La vida cotidiana y de relación con el mundo lo enfrenta a uno casi sin darse cuenta con pensamientos, actos y hechos que ponen a prueba ese modo de sentir, pensar,  expresarse y actuar “sin que medie el cálculo de las consecuencias” que dicho modo produce en la sociedad, en la familia, en definitiva, en los otros. El decir verdad, el vivir de modo que la propia vida se ofrezca como  testigo  o  testimonio de ello, requiere coraje, el coraje de la verdad que ni el propio Sócrates  alcanzó a definir en un diálogo memorable con Nicías y Laques, pero que siglos después motivo de un libro imprescindible de M. Foucault.
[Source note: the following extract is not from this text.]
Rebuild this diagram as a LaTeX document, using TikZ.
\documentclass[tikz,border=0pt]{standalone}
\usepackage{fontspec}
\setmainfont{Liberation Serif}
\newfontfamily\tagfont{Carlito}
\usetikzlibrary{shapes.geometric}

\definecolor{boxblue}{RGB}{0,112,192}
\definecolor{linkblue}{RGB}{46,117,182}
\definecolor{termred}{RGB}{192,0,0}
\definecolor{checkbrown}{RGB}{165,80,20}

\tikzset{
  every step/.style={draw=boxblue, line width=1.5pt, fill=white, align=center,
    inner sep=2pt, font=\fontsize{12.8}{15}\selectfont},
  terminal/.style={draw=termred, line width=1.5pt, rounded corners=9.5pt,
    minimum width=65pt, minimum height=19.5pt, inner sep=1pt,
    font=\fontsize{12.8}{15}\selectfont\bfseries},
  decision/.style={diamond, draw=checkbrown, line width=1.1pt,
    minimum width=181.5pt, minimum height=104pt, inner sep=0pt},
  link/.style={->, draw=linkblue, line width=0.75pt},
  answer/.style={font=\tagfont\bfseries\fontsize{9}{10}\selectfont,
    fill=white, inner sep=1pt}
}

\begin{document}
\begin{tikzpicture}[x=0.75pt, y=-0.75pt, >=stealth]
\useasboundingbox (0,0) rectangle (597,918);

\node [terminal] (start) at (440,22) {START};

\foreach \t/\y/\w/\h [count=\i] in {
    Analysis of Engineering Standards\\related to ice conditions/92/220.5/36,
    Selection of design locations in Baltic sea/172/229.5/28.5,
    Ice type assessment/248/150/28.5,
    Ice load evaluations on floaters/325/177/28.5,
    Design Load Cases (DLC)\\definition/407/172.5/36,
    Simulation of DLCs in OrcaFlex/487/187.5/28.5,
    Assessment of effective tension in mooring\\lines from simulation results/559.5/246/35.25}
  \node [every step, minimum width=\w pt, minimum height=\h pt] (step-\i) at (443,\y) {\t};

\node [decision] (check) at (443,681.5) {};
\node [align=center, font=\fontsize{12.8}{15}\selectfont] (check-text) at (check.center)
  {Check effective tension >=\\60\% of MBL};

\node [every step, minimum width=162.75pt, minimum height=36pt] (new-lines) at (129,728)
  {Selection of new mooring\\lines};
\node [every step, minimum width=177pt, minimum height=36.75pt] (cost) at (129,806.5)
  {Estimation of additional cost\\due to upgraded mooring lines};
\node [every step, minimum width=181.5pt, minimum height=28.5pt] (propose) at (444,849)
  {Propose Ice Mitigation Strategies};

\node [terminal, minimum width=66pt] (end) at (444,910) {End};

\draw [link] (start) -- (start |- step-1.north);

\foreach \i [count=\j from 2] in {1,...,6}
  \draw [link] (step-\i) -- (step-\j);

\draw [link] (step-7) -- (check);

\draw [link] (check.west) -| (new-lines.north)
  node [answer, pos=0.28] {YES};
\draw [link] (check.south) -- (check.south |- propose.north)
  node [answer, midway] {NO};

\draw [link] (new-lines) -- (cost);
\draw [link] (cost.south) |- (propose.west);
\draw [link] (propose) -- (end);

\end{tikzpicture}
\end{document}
El  coraje de la verdad  comienza en uno mismo, avanza en uno mismo, se desarrolla en uno mismo, y termina en uno mismo, a veces, desgraciadamente, antes de la muerte. Con maestros o sin maestros. Con ejemplos o sin ejemplos visibles y comprobables. Como la vida, está en el interior de uno,  es el germen que aguarda desde que abrimos los ojos al mundo, abrirlo a la luz a través de la epiméleia heautóu, es una decisión personal, un compromiso con  la vida misma.